Robert Peel, (1788-1850), second baronet and third of the name, came of a prosperous family of Lancashire calico-printers. He graduated from Oxford in 1807 with a double first, and in 1809 his father bought him a parliamentary seat for Cashel. He was undersecretary for war 1810-12, and became Chief Secretary for Ireland in August 1812 when aged only 24. During his six year tenure he established a national force of Peace Preservation Police, popularly called ‘Peelers’, and resisted pressure for Catholic Emancipation, clashing with Daniel O’Connell, with whom he declined to fight a duel. Moving on from this post in 1818, he was an increasingly significant figure in later British governments. In 1829, as Home Secretary, he introduced the Bill for Catholic Emancipation in spite of his personal reservations; in 1834 and again in 1841 he became Prime Minister. He carried the repeal of the Corn Laws, initiated electoral reform, and is regarded as the principal architect of the modern Conservative Party and the
English Police.
Peel’s Irish appointment was his first senior ministry. During his sojourn here Sir Robert became acquainted with the Irish topographer William Shaw Mason and encouraged him to prepare a major statistical survey of Ireland and the result was the three volume work entitled ‘A Statistical Account or Parochial Survey of Ireland’ (1814/19).
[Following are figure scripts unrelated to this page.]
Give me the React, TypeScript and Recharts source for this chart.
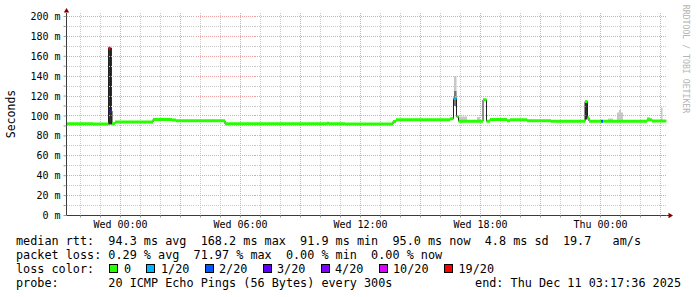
import React from 'react';
import { ComposedChart, Line, Area, XAxis, YAxis, ReferenceLine, ReferenceDot } from 'recharts';

// time axis: hours relative to Wed 00:00
const timeDomain: [number, number] = [-2.7, 27.3];
const valueDomain: [number, number] = [0, 203.5];

const xLabelHours = [0, 6, 12, 18, 24];
const xLabels = ['Wed 00:00', 'Wed 06:00', 'Wed 12:00', 'Wed 18:00', 'Thu 00:00'];
const yLabelValues = [0, 20, 40, 60, 80, 100, 120, 140, 160, 180, 200];

const lossColors = ['#26ff00', '#00b8ff', '#0059ff', '#5e00ff', '#7e00ff', '#dd00ff', '#ff0000'];
const lossLabels = ['0', '1/20', '2/20', '3/20', '4/20', '10/20', '19/20'];

// median rtt (ms), piecewise by start hour
const medianStart = [-2.7, -1.375, -0.6, -0.5, -0.425, -0.275, 1.625, 2.575, 2.775, 5.225, 10.325, 10.425, 11.225, 13.625, 13.775, 16.475, 16.65, 16.8, 16.9, 18.125, 18.3, 18.475, 19.325, 19.475, 20.325, 21.525, 23.225, 23.35, 23.425, 24.025, 24.125, 26.325, 26.575];
const medianValue = [92.3, 92.0, 168.2, 105.0, 92.3, 93.9, 96.5, 96.0, 95.2, 92.1, 92.8, 92.1, 91.9, 94.5, 96.3, 97.3, 117.5, 99.5, 94.8, 116.2, 94.8, 96.5, 95.3, 96.3, 95.3, 94.6, 114.5, 98.3, 94.8, 94.8, 94.6, 96.3, 95.0];
const medianLoss = [0, 0, 6, 3, 0, 0, 0, 0, 0, 0, 0, 0, 0, 0, 0, 0, 1, 0, 0, 0, 0, 0, 0, 0, 0, 0, 0, 0, 0, 2, 0, 0, 0];

// smoke (spread of the pings)
const smokeStart = [-0.625, 16.675, 16.675, 23.225, 16.875, 17.825, 24.375, 24.825, 24.925, 26.325, 27.025];
const smokeEnd = [-0.425, 16.8, 16.8, 23.35, 17.325, 17.975, 24.625, 25.125, 25.025, 26.475, 27.1];
const smokeLow = [91.5, 117, 110, 96.5, 95, 95, 95, 95, 95, 96, 95.5];
const smokeHigh = [168.5, 140, 125, 114, 99.5, 99, 97.5, 103.5, 106, 99, 108.5];
const smokeShade = [2, 0, 1, 2, 0, 0, 0, 0, 0, 0, 0];
const smokeShades = ['#c8c8c8', '#777777', '#2e2e2e'];

const statsRows = [
  'median rtt:  94.3 ms avg  168.2 ms max  91.9 ms min  95.0 ms now  4.8 ms sd  19.7   am/s',
  'packet loss: 0.29 % avg  71.97 % max  0.00 % min  0.00 % now',
];
const probeText = 'probe:       20 ICMP Echo Pings (56 Bytes) every 300s';
const endText = 'end: Thu Dec 11 03:17:36 2025';

const GRID_MINOR = '#c8c8c8';
const GRID_MAJOR = '#e8a4a4';
const ARROW = '#7f0000';
const AXIS = '#3a3a3a';
const MONO = "'DejaVu Sans Mono', monospace";

const hourTicks: number[] = [];
for (let h = Math.ceil(timeDomain[0]); h <= Math.floor(timeDomain[1]); h++) hourTicks.push(h);
const tenTicks: number[] = [];
for (let v = 0; v <= 200; v += 10) tenTicks.push(v);

const segEnd = (i: number) => (i + 1 < medianStart.length ? medianStart[i + 1] : timeDomain[1]);
const medianPath = medianStart.flatMap((s, i) => [
  { t: s, v: medianValue[i] },
  { t: segEnd(i), v: medianValue[i] },
]);

const swatchX = [108.5, 146, 204.5, 262.5, 320.5, 378.5, 444];
const swatchLabelX = [124, 161, 219, 277, 335, 393, 458.5];

export default function App() {
  const textStyle: React.CSSProperties = {
    position: 'absolute',
    fontFamily: MONO,
    fontSize: 11.8,
    lineHeight: '14px',
    whiteSpace: 'pre',
    color: '#000',
  };
  return (
    <div style={{ position: 'absolute', left: 0, top: 0, width: 697, height: 297, background: '#fff', overflow: 'hidden' }}>
      <ComposedChart width={697} height={297} margin={{ top: 13, right: 30.5, bottom: 0, left: 0 }}>
        <XAxis
          type="number"
          dataKey="t"
          domain={timeDomain}
          allowDataOverflow
          ticks={hourTicks}
          interval={0}
          height={81.5}
          tickSize={2}
          tickMargin={3.5}
          tickLine={{ stroke: '#999' }}
          axisLine={{ stroke: AXIS }}
          tickFormatter={(h: number) => {
            const k = xLabelHours.indexOf(h);
            return k >= 0 ? xLabels[k] : '';
          }}
          tick={{ fontFamily: MONO, fontSize: 10, fill: '#000' }}
        />
        <YAxis
          type="number"
          domain={valueDomain}
          allowDataOverflow
          ticks={tenTicks}
          interval={0}
          width={66.5}
          tickSize={3}
          tickMargin={3}
          tickLine={{ stroke: '#999' }}
          axisLine={{ stroke: AXIS }}
          tickFormatter={(v: number) => (yLabelValues.includes(v) ? `${v} m` : '')}
          tick={{ fontFamily: MONO, fontSize: 10, fill: '#000' }}
        />
        {tenTicks.filter((v) => v > 0 && v % 20 !== 0).map((v) => (
          <ReferenceLine key={`hm${v}`} y={v} stroke={GRID_MINOR} strokeDasharray="1 1" shapeRendering="crispEdges" />
        ))}
        {hourTicks.filter((h) => h % 3 !== 0).map((h) => (
          <ReferenceLine key={`vm${h}`} x={h} stroke={GRID_MINOR} strokeDasharray="1 1" shapeRendering="crispEdges" />
        ))}
        {tenTicks.filter((v) => v > 0 && v % 20 === 0).map((v) => (
          <ReferenceLine key={`hM${v}`} y={v} stroke={GRID_MAJOR} strokeDasharray="1 1" shapeRendering="crispEdges" />
        ))}
        {hourTicks.filter((h) => h % 3 === 0).map((h) => (
          <ReferenceLine key={`vM${h}`} x={h} stroke={GRID_MAJOR} strokeDasharray="1 1" shapeRendering="crispEdges" />
        ))}
        {smokeStart.map((s, i) => (
          <Area
            key={`smoke${i}`}
            data={[
              { t: s, r: [smokeLow[i], smokeHigh[i]] },
              { t: smokeEnd[i], r: [smokeLow[i], smokeHigh[i]] },
            ]}
            dataKey="r"
            type="linear"
            stroke="none"
            fill={smokeShades[smokeShade[i]]}
            fillOpacity={1}
            isAnimationActive={false}
            dot={false}
            activeDot={false}
          />
        ))}
        <Line
          data={medianPath}
          dataKey="v"
          type="linear"
          stroke="#202020"
          strokeWidth={1}
          dot={false}
          activeDot={false}
          isAnimationActive={false}
        />
        {medianStart.map((s, i) => (
          <Line
            key={`med${i}`}
            data={[
              { t: s, v: medianValue[i] },
              { t: segEnd(i), v: medianValue[i] },
            ]}
            dataKey="v"
            type="linear"
            stroke={lossColors[medianLoss[i]]}
            strokeWidth={3}
            dot={false}
            activeDot={false}
            isAnimationActive={false}
          />
        ))}
        <ReferenceDot
          x={timeDomain[1]}
          y={0}
          r={0}
          ifOverflow="visible"
          shape={(p: any) => (
            <g>
              <line x1={p.cx} y1={p.cy} x2={p.cx + 3} y2={p.cy} stroke={AXIS} />
              <path d={`M${p.cx + 2},${p.cy - 2.7} L${p.cx + 6.5},${p.cy} L${p.cx + 2},${p.cy + 2.7} Z`} fill={ARROW} />
            </g>
          )}
        />
        <ReferenceDot
          x={timeDomain[0]}
          y={valueDomain[1]}
          r={0}
          ifOverflow="visible"
          shape={(p: any) => (
            <path d={`M${p.cx - 2.7},${p.cy - 0.5} L${p.cx},${p.cy - 5} L${p.cx + 2.7},${p.cy - 0.5} Z`} fill={ARROW} />
          )}
        />
      </ComposedChart>

      <div
        style={{
          position: 'absolute', left: 11, top: 114, transform: 'translate(-50%, -50%) rotate(-90deg)',
          fontFamily: MONO, fontSize: 11.5, whiteSpace: 'nowrap', color: '#000',
        }}
      >
        Seconds
      </div>
      <div
        style={{
          position: 'absolute', left: 686, top: 59, transform: 'translate(-50%, -50%) rotate(90deg)',
          fontFamily: MONO, fontSize: 8.2, whiteSpace: 'nowrap', color: '#b4b4b4',
        }}
      >
        RRDTOOL / TOBI OETIKER
      </div>

      <div style={{ ...textStyle, left: 16, top: 234 }}>{statsRows[0]}</div>
      <div style={{ ...textStyle, left: 16, top: 248 }}>{statsRows[1]}</div>
      <div style={{ ...textStyle, left: 16, top: 262 }}>loss color:</div>
      {lossColors.map((c, i) => (
        <React.Fragment key={`lg${i}`}>
          <div
            style={{
              position: 'absolute', left: swatchX[i], top: 264, width: 7, height: 7,
              background: c, border: '1px solid #000',
            }}
          />
          <div style={{ ...textStyle, left: swatchLabelX[i], top: 262 }}>{lossLabels[i]}</div>
        </React.Fragment>
      ))}
      <div style={{ ...textStyle, left: 16, top: 276 }}>{probeText}</div>
      <div style={{ ...textStyle, right: 697 - 681, top: 276 }}>{endText}</div>
    </div>
  );
}
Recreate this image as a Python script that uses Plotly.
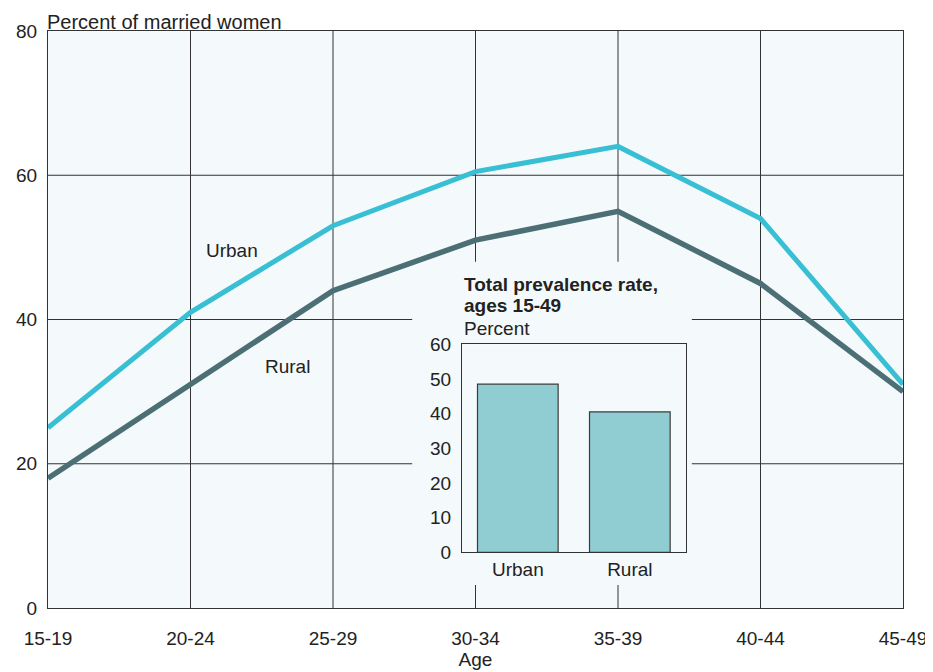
import plotly.graph_objects as go

age_groups = ["15-19", "20-24", "25-29", "30-34", "35-39", "40-44", "45-49"]
urban = [25, 41, 53, 60.5, 64, 54, 31]
rural = [18, 31, 44, 51, 55, 45, 30]

inset_cats = ["Urban", "Rural"]
inset_vals = [48.5, 40.5]

y_ticks = [0, 20, 40, 60, 80]
inset_ticks = [0, 10, 20, 30, 40, 50, 60]

FONT = "Liberation Sans, Arial, sans-serif"
BG = "#f4f9fb"
TXT = "#222222"
GRID = "#333333"

xpos = list(range(len(age_groups)))

fig = go.Figure()
fig.add_trace(go.Scatter(x=xpos, y=urban, mode="lines",
                         line=dict(color="#38bfd3", width=5), showlegend=False,
                         hoverinfo="skip"))
fig.add_trace(go.Scatter(x=xpos, y=rural, mode="lines",
                         line=dict(color="#4c6f76", width=5.5), showlegend=False,
                         hoverinfo="skip"))

fig.add_trace(go.Bar(x=inset_cats, y=inset_vals, xaxis="x2", yaxis="y2", width=0.72,
                     marker=dict(color="#8fcdd2", line=dict(color="#3a3a3a", width=1.2)),
                     showlegend=False, hoverinfo="skip"))

# gridlines drawn as shapes (below traces) so the inset panel can cover them
shapes = []
for xv in xpos[1:-1]:
    shapes.append(dict(type="line", xref="x", yref="y domain", x0=xv, x1=xv, y0=0, y1=1,
                       line=dict(color=GRID, width=1), layer="below"))
for yv in y_ticks[1:-1]:
    shapes.append(dict(type="line", xref="x domain", yref="y", x0=0, x1=1, y0=yv, y1=yv,
                       line=dict(color=GRID, width=1), layer="below"))
# inset panel background (breaks the gridlines)
shapes.append(dict(type="rect", xref="x domain", yref="y domain", x0=0.426, x1=0.753,
                   y0=0.040, y1=0.600, fillcolor=BG, line=dict(width=0), layer="below"))
shapes.append(dict(type="rect", xref="x domain", yref="y domain", x0=0.484, x1=0.746,
                   y0=0.0966, y1=0.457, fillcolor="white", line=dict(width=0), layer="below"))

fig.update_layout(
    width=925, height=664,
    margin=dict(l=40, r=30, t=23, b=64, autoexpand=False),
    paper_bgcolor="white",
    plot_bgcolor=BG,
    font=dict(family=FONT, size=19, color=TXT),
    xaxis=dict(
        range=[0, 6], tickmode="array", tickvals=xpos,
        ticktext=age_groups, showgrid=False,
        showline=True, linecolor=GRID, linewidth=1, mirror=True,
        ticks="", zeroline=False, ticklabelstandoff=13, automargin=False,
        title=dict(text="Age", font=dict(size=19), standoff=2),
        domain=[0, 1],
    ),
    yaxis=dict(
        range=[0, 80], tickmode="array", tickvals=y_ticks,
        showgrid=False,
        showline=True, linecolor=GRID, linewidth=1, mirror=True,
        ticks="", zeroline=False, ticklabelstandoff=6, automargin=False,
        domain=[0, 1],
    ),
    xaxis2=dict(
        domain=[0.484, 0.746], anchor="y2", showgrid=False, showline=True,
        linecolor=GRID, linewidth=1, mirror=True, ticks="",
        range=[-0.5, 1.5], ticklabelstandoff=0, automargin=False,
        tickfont=dict(size=19),
    ),
    yaxis2=dict(
        domain=[0.0966, 0.457], anchor="x2", range=[0, 60], tickmode="array",
        tickvals=inset_ticks, showgrid=False, showline=True, linecolor=GRID,
        linewidth=1, mirror=True, ticks="", zeroline=False, ticklabelstandoff=6,
        automargin=False, tickfont=dict(size=19),
    ),
    shapes=shapes,
    annotations=[
        dict(text="Percent of married women", xref="paper", yref="paper",
             x=-0.003, y=1, xanchor="left", yanchor="bottom", showarrow=False,
             font=dict(size=20), yshift=-4),
        dict(text="<b>Total prevalence rate,</b>", xref="paper", yref="paper",
             x=0.484, y=0.600, xanchor="left", yanchor="top", showarrow=False,
             font=dict(size=19), yshift=-10),
        dict(text="<b>ages 15-49</b>", xref="paper", yref="paper",
             x=0.484, y=0.600, xanchor="left", yanchor="top", showarrow=False,
             font=dict(size=19), yshift=-31),
        dict(text="Percent", xref="paper", yref="paper",
             x=0.484, y=0.600, xanchor="left", yanchor="top", showarrow=False,
             font=dict(size=19), yshift=-54),
        dict(text="Urban", x=1.29, y=49.5, xref="x", yref="y", showarrow=False,
             font=dict(size=19)),
        dict(text="Rural", x=1.68, y=33.5, xref="x", yref="y", showarrow=False,
             font=dict(size=19)),
    ],
)

fig.write_html("out.html")
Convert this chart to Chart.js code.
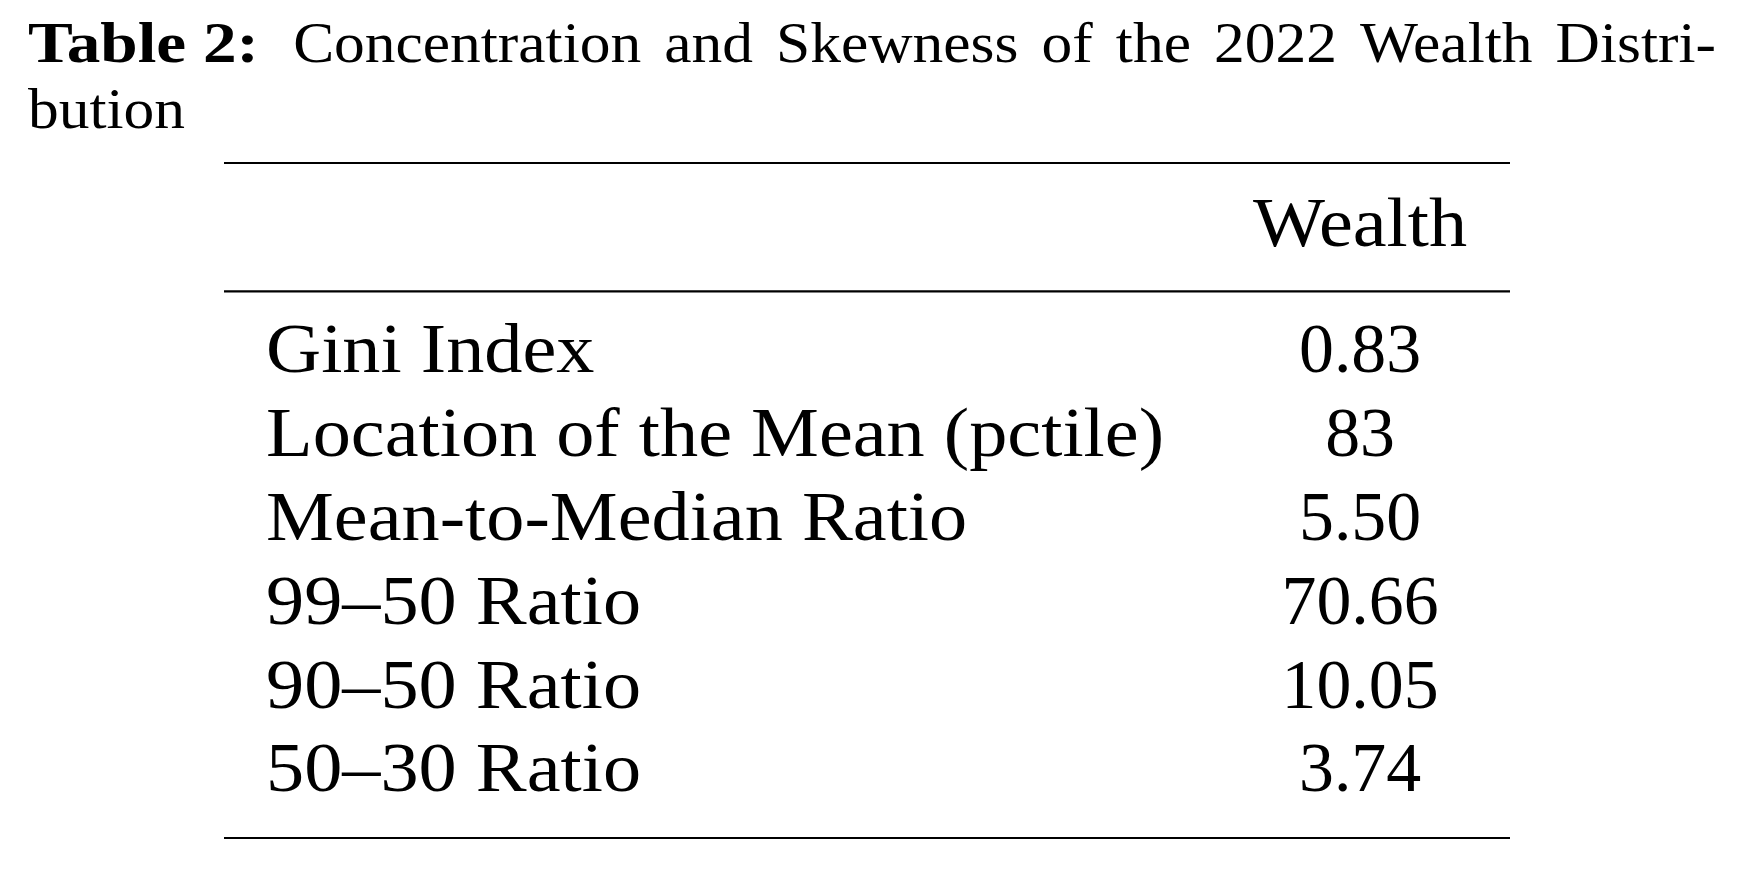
<!DOCTYPE html>
<html>
<head>
<meta charset="utf-8">
<script src="https://cdn.jsdelivr.net/npm/chart.js@4/dist/chart.umd.min.js"></script>
<style>
  html, body { margin: 0; padding: 0; background: #ffffff; }
  #wrap { position: relative; width: 1758px; height: 889px; }
</style>
</head>
<body>
<div id="wrap"><canvas id="c"></canvas></div>
<script>
// ---- data ----
const titleBold = 'Table 2:';
const titleLine1 = ['Concentration', 'and', 'Skewness', 'of', 'the', '2022', 'Wealth', 'Distri-'];
const titleLine2 = ['bution'];
const columnHeaders = ['Wealth'];
const rowLabels = [
  'Gini Index',
  'Location of the Mean (pctile)',
  'Mean-to-Median Ratio',
  '99\u201350 Ratio',
  '90\u201350 Ratio',
  '50\u201330 Ratio'
];
const wealthValues = [0.83, 83, 5.50, 70.66, 10.05, 3.74];
const wealthDecimals = [2, 0, 2, 2, 2, 2];

// ---- layout / style (not data) ----
const FONT_FAMILY = '"Liberation Serif", "Times New Roman", serif';
const TABLE_PX = 70.5;
const TITLE_PX = 57;
const COL_LABEL = 0.0327;   // x-scale value of the label column left edge
const COL_WEALTH = 0.8834;  // x-scale value of the Wealth column centre
const HEADER_ROW = -1.512;  // y-scale value of the header baseline
const MID_RULE = -0.967;    // y-scale value of the rule under the header

const tablePlugin = {
  id: 'tablePlugin',
  afterDatasetsDraw(chart) {
    const ctx = chart.ctx;
    const xs = chart.scales.x, ys = chart.scales.y;
    const area = chart.chartArea;
    ctx.save();
    ctx.fillStyle = '#000';
    ctx.strokeStyle = '#000';
    ctx.textBaseline = 'alphabetic';

    function drawScaled(text, x, y, align, font, sx) {
      ctx.save();
      ctx.font = font;
      ctx.textAlign = align;
      ctx.translate(x, y);
      ctx.scale(sx, 1);
      ctx.fillText(text, 0, 0);
      ctx.restore();
    }
    function measure(text, font) { ctx.font = font; return ctx.measureText(text).width; }

    // ---- title ----
    const fBold = 'bold ' + TITLE_PX + 'px ' + FONT_FAMILY;
    const fNorm = TITLE_PX + 'px ' + FONT_FAMILY;
    const sxTitle = 157 / measure('bution', fNorm);
    const sxBold = 231 / measure(titleBold, fBold);
    const tLeft = 28, tRight = 1716, base1 = 62, base2 = 128;
    const wb = measure(titleBold, fBold) * sxBold;
    const ws = titleLine1.map(w => measure(w, fNorm) * sxTitle);
    const sumW = ws.reduce((a, b) => a + b, 0);
    const extraColon = 11;
    const gap = (tRight - tLeft - wb - sumW - extraColon) / titleLine1.length;
    drawScaled(titleBold, tLeft, base1, 'left', fBold, sxBold);
    let cx = tLeft + wb + gap + extraColon;
    titleLine1.forEach((w, i) => {
      drawScaled(w, cx, base1, 'left', fNorm, sxTitle);
      cx += ws[i] + gap;
    });
    drawScaled(titleLine2.join(' '), tLeft, base2, 'left', fNorm, sxTitle);

    // ---- rules ----
    ctx.lineWidth = 2.2;
    [ys.min, MID_RULE, ys.max].forEach(v => {
      const y = ys.getPixelForValue(v);
      ctx.beginPath();
      ctx.moveTo(area.left, y);
      ctx.lineTo(area.right, y);
      ctx.stroke();
    });

    // ---- header ----
    const fTab = TABLE_PX + 'px ' + FONT_FAMILY;
    const sxText = 898 / measure(rowLabels[1], fTab);
    drawScaled(columnHeaders[0], xs.getPixelForValue(COL_WEALTH), ys.getPixelForValue(HEADER_ROW), 'center', fTab, sxText);

    // ---- row labels ----
    rowLabels.forEach((lab, i) => {
      drawScaled(lab, xs.getPixelForValue(COL_LABEL), ys.getPixelForValue(i), 'left', fTab, sxText);
    });

    // ---- values (from the dataset's own points) ----
    const meta = chart.getDatasetMeta(0);
    meta.data.forEach((pt, i) => {
      const txt = wealthValues[i].toFixed(wealthDecimals[i]);
      drawScaled(txt, pt.x, pt.y, 'center', fTab, 0.99);
    });
    ctx.restore();
  }
};

new Chart(document.getElementById('c'), {
  type: 'scatter',
  data: {
    datasets: [{
      label: columnHeaders[0],
      data: wealthValues.map((v, i) => ({ x: COL_WEALTH, y: i })),
      pointRadius: 0,
      pointHoverRadius: 0,
      showLine: false
    }]
  },
  options: {
    responsive: true,
    maintainAspectRatio: false,
    animation: false,
    events: [],
    layout: { padding: { left: 224, right: 248, top: 163, bottom: 51 } },
    plugins: { legend: { display: false }, tooltip: { enabled: false }, title: { display: false } },
    scales: {
      x: { type: 'linear', display: false, min: 0, max: 1 },
      y: { type: 'linear', display: false, reverse: true, min: -2.5, max: 5.555 }
    }
  },
  plugins: [tablePlugin]
});
</script>
</body>
</html>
The chief secretary immersed himself in Irish affairs and contracted Mason to assemble for him “a select Irish library”. Mason went about this task diligently and collected “the principal writers on the leading subjects and events of the several periods, from the earliest extant to the year 1820”. The result was an outstanding collection of some 170 volumes, “uniformly bound in green morocco”, to grace Sir Robert’s library. In 1823 a catalogue limited to fifty copies was published in Dublin.